Accelerated aging of the population has led to an increase in the incidence of orthopedic chronic diseases and acute illness, which has placed a significant burden on the public health and economy. Continuous physiological monitoring and timely rehabilitation interventions represent crucial strategies for early disease detection, functional independence preservation, and healthcare cost containment among elderly individuals. This study proposes a single-electrode triboelectric nanogenerator (PE-TENG) for elderly assistance systems, developed through the integration of a supramolecular conductive hydrogel (PCBC-hydrogel) with a soft Ecoflex layer. The PCBC-hydrogel, engineered from poly(vinyl alcohol) (PVA), chitosan, borate cross-linking, and carbon nanotubes (CNTs), serves as an advanced friction electrode material that combines mechanical compliance with stable electrical performance, making it particularly suitable for aging-care applications. The pristine PVA hydrogel showed moderate mechanical properties. Boric acid formed dynamic borate bonds with PVA hydroxyls, enhancing the elasticity and strength. Material characterization reveals that dynamic borate ester bonding between boric acid and PVA hydroxyl groups enhances mechanical resilience, achieving a tensile strength of ∼209 kPa. The introduction of chitosan facilitates additional hydrogen bonding networks, enabling rapid self-recovery within 10 s.
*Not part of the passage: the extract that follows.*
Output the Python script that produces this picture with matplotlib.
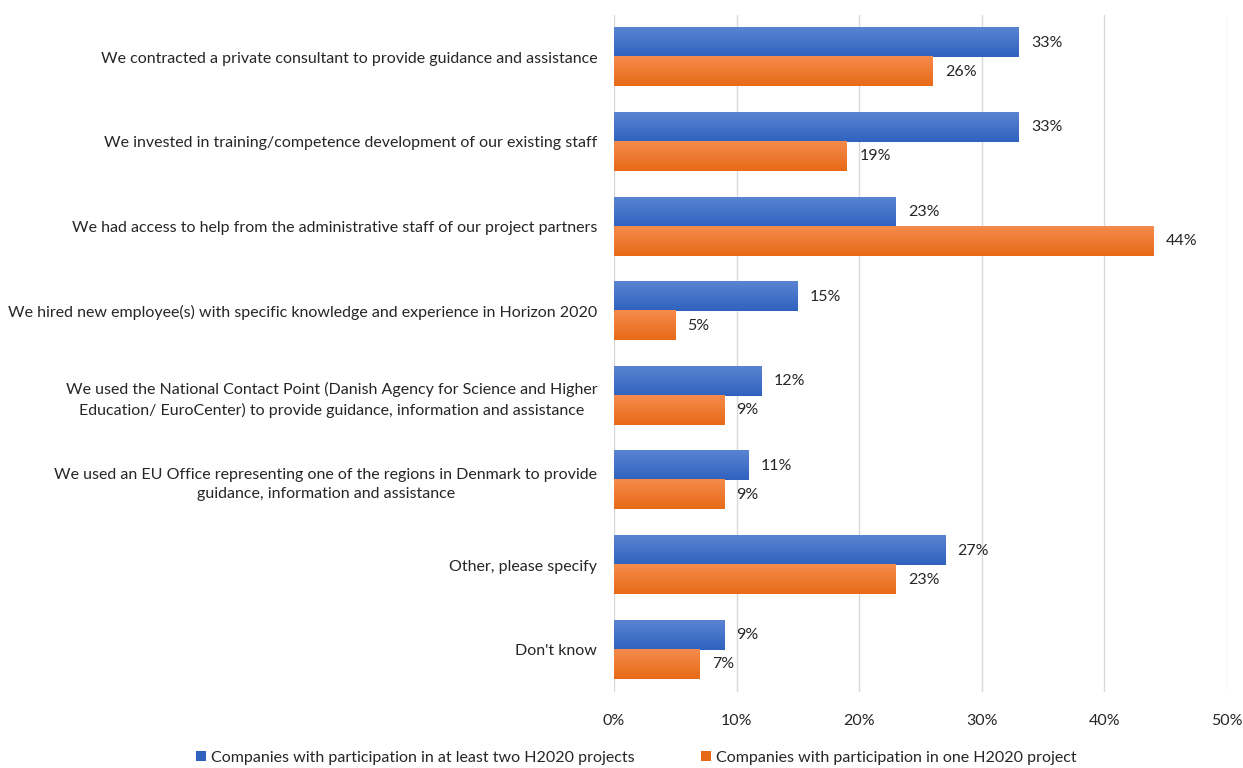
import numpy as np
import matplotlib.pyplot as plt
from matplotlib import font_manager
from matplotlib.colors import LinearSegmentedColormap
from matplotlib.patches import Patch

names = {f.name for f in font_manager.fontManager.ttflist}
font = 'Liberation Sans Narrow' if 'Liberation Sans Narrow' in names else 'Lato'
plt.rcParams['font.family'] = [font, 'DejaVu Sans']

categories = [
    "We contracted a private consultant to provide guidance and assistance",
    "We invested in training/competence development of our existing staff",
    "We had access to help from the administrative staff of our project partners",
    "We hired new employee(s) with specific knowledge and experience in Horizon 2020",
    "We used the National Contact Point (Danish Agency for Science and Higher\nEducation/ EuroCenter) to provide guidance, information and assistance",
    "We used an EU Office representing one of the regions in Denmark to provide\nguidance, information and assistance",
    "Other, please specify",
    "Don't know",
]
two_plus = [33, 33, 23, 15, 12, 11, 27, 9]
one_proj = [26, 19, 44, 5, 9, 9, 23, 7]
series_names = ["Companies with participation in at least two H2020 projects",
                "Companies with participation in one H2020 project"]
xticks = [0, 10, 20, 30, 40, 50]

blue_top, blue_bot = '#5a84d2', '#2f62bf'
orange_top, orange_bot = '#f58b4c', '#e76a17'
fs = 11.5

fig = plt.figure(figsize=(12.43, 7.68), dpi=100)
ax = fig.add_axes([614 / 1243, 1 - 692 / 768, (1227 - 614) / 1243, (692 - 15) / 768])

y = np.arange(len(categories))
h = 0.343


def gradient_bars(ax, ys, vals, top, bot):
    cmap = LinearSegmentedColormap.from_list('g', [top, bot])
    grad = np.linspace(0, 1, 64).reshape(-1, 1)
    bars = ax.barh(ys, vals, height=h, color='none', align='center')
    for b in bars:
        x0, y0 = b.get_x(), b.get_y()
        w, hh = b.get_width(), b.get_height()
        # y axis is inverted, so top of the image is the smaller y
        ax.imshow(grad, extent=[x0, x0 + w, y0 + hh, y0], cmap=cmap,
                  aspect='auto', origin='upper', zorder=2, interpolation='bilinear')
    return bars


gradient_bars(ax, y - h / 2, two_plus, blue_top, blue_bot)
gradient_bars(ax, y + h / 2, one_proj, orange_top, orange_bot)

for yi, v in zip(y - h / 2, two_plus):
    ax.text(v + 1.0, yi, f"{v}%", va='center', ha='left', fontsize=fs, color='#262626')
for yi, v in zip(y + h / 2, one_proj):
    ax.text(v + 1.0, yi, f"{v}%", va='center', ha='left', fontsize=fs, color='#262626')

ax.set_xlim(0, 50)
ax.set_ylim(len(categories) - 0.5, -0.5)
ax.set_xticks(xticks)
ax.set_xticklabels([f"{t}%" for t in xticks], fontsize=fs, color='#262626')
ax.set_yticks(y)
ax.set_yticklabels(categories, fontsize=fs, color='#262626', multialignment='center')
for lbl in ax.get_yticklabels():
    lbl.set_linespacing(1.5)
ax.tick_params(length=0, pad=16)
ax.tick_params(axis='y', pad=12)
ax.grid(axis='x', color='#d9d9d9', linewidth=1)
ax.set_axisbelow(True)
for s in ax.spines.values():
    s.set_visible(False)

handles = [Patch(facecolor=blue_bot), Patch(facecolor=orange_bot)]
fig.legend(handles, series_names, loc='center', bbox_to_anchor=(0.512, 1 - 758 / 768),
           ncol=2, frameon=False, fontsize=fs, handlelength=0.6, handleheight=0.6,
           handletextpad=0.3, columnspacing=4.2, labelcolor='#262626')

fig.savefig('out.png', dpi=100, facecolor='white')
Incorporated CNTs provide stable electrical conductivity (0.13 S/m) while reinforcing the hydrogel matrix. The PE-TENG demonstrates reliable operation with a 90 s response time and maintains a consistent performance through 3000 cycles. This design allows for real-time monitoring of physiological signals through mechanoelectrical transduction. The utilization of supramolecular hydrogel TENG-based health monitoring systems, smart home assistance systems, and bionic effector systems enables the real-time monitoring of the physical condition of the elderly, facilitating the promotion of their healthy lifestyles through the monitoring of the home environment and bionic control. This work not only promotes the development of hydrogel-based TENGs and provides another direction for self-powered wearable devices but also establishes a foundation for future smart aging-care systems.